Venezuela

Jusqu'ici, tout va bien

d'Lëtzebuerger Land du 29.04.2004

À vrai dire, nous avions un peu peur avant d'aller voir Venezuela, la mise en scène par Anna-Maria Krassnigg de la pièce originairement appelée Morgen ist Regen de l'auteur luxembourgeois Guy Helminger. Non pas que ses interprétations punk complètement déjantées de Büchner (Chez Pipo, en 2002) et de Dostoïevski (Idiot!, 2003), les deux premiers épisodes de ce qu'elle appelle Trilogie de la jeunesse baisée, ne nous aient pas plues. Au contraire. Mais une adaptation aussi excitée pour la pièce déjà bien agressive de Helminger - que nous avions pu découvrir dans une lecture lors de la bourse aux textes du Théâtre national à Mersch - n'allait-ce pas devenir un peu trop? Surtout sans valium...

Et bien non. Visiblement consciente du danger, Anna Maria Krassnigg a décidé de prendre le contre-pied ici, de ralentir le rythme plutôt que de tout accélérer comme pour les classiques. Le résultat de ce portrait d'une génération X, paumée dans un monde dans lequel elle ne voit plus d'avenir, est une scène presque immobile, proche de l'inertie, sur un terrain vague entre réalité et illusions, où l'ennui est seulement entrecoupé par les agressions entre membres de la bande. 

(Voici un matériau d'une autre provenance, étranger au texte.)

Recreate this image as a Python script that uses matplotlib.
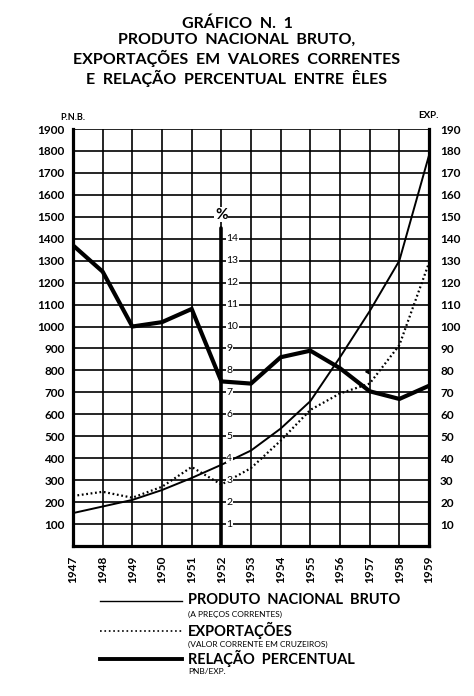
import matplotlib.pyplot as plt

plt.rcParams['font.family'] = ['Lato', 'DejaVu Sans']

years = list(range(1947, 1960))
pnb = [150, 180, 210, 255, 310, 370, 435, 535, 660, 860, 1070, 1300, 1780]
exportacoes = [22.8, 24.7, 22.0, 27.0, 36.0, 28.0, 35.5, 48.0, 62.0, 69.5, 74.0, 91.5, 129.0]
relacao = [13.7, 12.5, 10.0, 10.2, 10.8, 7.5, 7.4, 8.6, 8.9, 8.1, 7.05, 6.7, 7.3]

pnb_ticks = list(range(100, 2000, 100))
exp_ticks = list(range(10, 200, 10))
pct_ticks = list(range(1, 15))

titulo = "GRÁFICO  N.  1\nPRODUTO  NACIONAL  BRUTO,\nEXPORTAÇÕES  EM  VALORES  CORRENTES\nE  RELAÇÃO  PERCENTUAL  ENTRE  ÊLES"
W = "bold"

fig = plt.figure(figsize=(4.74, 6.96), dpi=100)
fig.text(0.5, 1 - 16 / 696, titulo, ha="center", va="top", fontsize=11.5, fontweight=W,
         linespacing=1.2)

ax = fig.add_axes([73 / 474, 1 - 546 / 696, 356 / 474, 417 / 696])
ax.set_xlim(1947, 1959)
ax.set_ylim(0, 1900)

# grid
for y in pnb_ticks:
    ax.axhline(y, color="black", lw=1.2, zorder=1)
for x in years:
    ax.axvline(x, color="black", lw=1.2, zorder=1)

for s in ["left", "bottom", "right"]:
    ax.spines[s].set_linewidth(2.3)
ax.spines["top"].set_visible(False)

ax.set_yticks(pnb_ticks)
ax.set_yticklabels([str(v) for v in pnb_ticks], fontsize=8.5, fontweight=W)
ax.tick_params(axis="y", length=0, pad=6)
ax.set_xticks(years)
ax.set_xticklabels([str(v) for v in years], rotation=90, fontsize=8.5, fontweight=W)
ax.tick_params(axis="x", length=0, pad=7)

ax2 = ax.twinx()
ax2.set_ylim(0, 190)
ax2.set_yticks(exp_ticks)
ax2.set_yticklabels([str(v) for v in exp_ticks], fontsize=8.5, fontweight=W)
ax2.tick_params(axis="y", length=0, pad=8)
for s in ax2.spines.values():
    s.set_visible(False)

fig.text(60 / 474, 1 - 117 / 696, "P.N.B.", fontsize=6.5, fontweight=W, va="center")
fig.text(418 / 474, 1 - 115 / 696, "EXP.", fontsize=7, fontweight=W, va="center")

# percent axis at 1952
ax3 = ax.twinx()
ax3.set_ylim(0, 19)
ax3.axis("off")
ax3.plot([1952, 1952], [0, 14.47], color="black", lw=2.6, solid_capstyle="round", zorder=4)
ax3.text(1952, 15.1, "%", ha="center", va="center", fontsize=11, fontweight=W,
         bbox=dict(facecolor="white", edgecolor="none", pad=0.5), zorder=5)
for p in pct_ticks:
    ax3.text(1952.17, p, str(p), ha="left", va="center", fontsize=7.5,
             bbox=dict(facecolor="white", edgecolor="none", pad=0.3), zorder=3)

# series
ax.plot(years, pnb, color="black", lw=1.4, zorder=6)
ax2.plot(years, exportacoes, color="black", lw=1.6, ls=(0, (0.8, 1.2)), zorder=6)
ax3.plot(years, relacao, color="black", lw=3.0, zorder=6, solid_joinstyle="miter")
ax.annotate("", xy=(1957.05, 770), xytext=(1956.85, 810),
            arrowprops=dict(arrowstyle="-|>", color="black", lw=0.8, mutation_scale=6))

# legend
lx0, lx1 = 100 / 474, 182 / 474
tx = 188 / 474
rows = [
    (601, 1.0, "-", "PRODUTO  NACIONAL  BRUTO", "(A PREÇOS CORRENTES)"),
    (631, 1.2, ":", "EXPORTAÇÕES", "(VALOR CORRENTE EM CRUZEIROS)"),
    (659, 2.8, "-", "RELAÇÃO  PERCENTUAL", "PNB/EXP."),
]
for ypx, lw, ls, big, small in rows:
    y = 1 - ypx / 696
    fig.add_artist(plt.Line2D([lx0, lx1], [y, y], color="black", lw=lw, ls=ls))
    fig.text(tx, 1 - (ypx - 1) / 696, big, fontsize=10.5, fontweight=W, va="center")
    fig.text(tx, 1 - (ypx + 13) / 696, small, fontsize=6, va="center")

fig.savefig("out.png", dpi=100)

Kerm (Jens Ole Schmieder, génial dans sa retenue et son arrogance), Flada (Nina Gabriel, fantastique dans son impertinence et sa vulgarité), Buch (Johannes Maile, l'intellectuel chiant), Olif (Marc Baum, le naïf qui ne pige rien) et Izmir (Daniel Kamen, qui se donne à coeur joie à son interprétation de l'immigrant turc trop macho, trop cool, trop kitsch) sont une bande de copains qui se retrouvent dans les souterrains pour faire du trainsurfing. S'accrocher aux trains en marche pour prouver son courage. Absolument absurde. Mais c'est leur prétexte pour avoir une vie sociale, avec les rites de passages et les règles de fonctionnement de groupe que cela implique.

Fraggel était des leurs. Un de leurs meilleurs copains. Un clochard peut-être, «mais il était toujours vachement bien fringué,» comme remarque Flada. Il était surtout le héros d'Olif, du plus jeune. Mais la pièce commence avec la mort de Fraggel, qui s'est tué en faisant du trainsurfing. Alors, pour protéger Olif, les autres décident de ne pas lui parler de sa mort, mais de prétendre qu'il est parti pour le Venezuela, parce que là-bas, les trains roulent plus vite. 

À partir de là, ils seront obligés de mentir en permanence, de mettre en place tout un stratagème pour cacher la vérité à Olif. Buch, l'intellectuel qui va à l'école, commence à écrire des lettres apocryphes du Venezuela, inventant la vie heureuse de leur copain là-bas. Peu à peu, ce «Vene» deviendra le pays béni, l'endroit utopique dans lequel ces jeunes peuvent projeter tous leurs phantasmes d'évasion et de vie meilleure. 

Il ne se passe pas bien plus dans Venezuela. C'est une pièce qui vit par sa langue mutilée, de l'allemand déchiqueté, complètement artificielle et grotesque et par-là même poétique. Personne ne parlerait comme ça, mais dans ce contexte-ci, ça marche. Le coup de génie d'Anna Maria Krassnigg, c'est d'ajouter une très forte dimension sensuelle à la pièce: dans le décor délirant d'Andreas Lungenschmid, un croisement d'une sous-coupe volante renversée et d'une piste de skateboard, dans la pénombre, cela sentait fortement l'écorce de pin broyée dont était recouvert le sol. Les acteurs jouant à cent pour cent leur corporalité, un jeu très physique, scènes de combat, montées et descentes d'un pylône portant l'antenne de radio, parfois très nerveux, sur de la musique punk-rock plein d'entrain, parfois complètement démotivés, comme effondrés sur scène.

Par sa langue, par son message qui finalement se termine sur une note d'espoir sans jamais tomber dans le moralisme, mais aussi par ses personnages qui fonctionnent - dont une grande partie du mérite revient aux acteurs, faramineux - Venezuela était sans aucun doute le point culminant de la trilogie.

 

Coproduite par le Théâtre national du Luxembourg, Iffland [&] Söhne et WUK, la pièce ne sera plus jouée au Luxembourg. Le texte a été publié dans la série Amphitheater (n°68) des éditions Phi.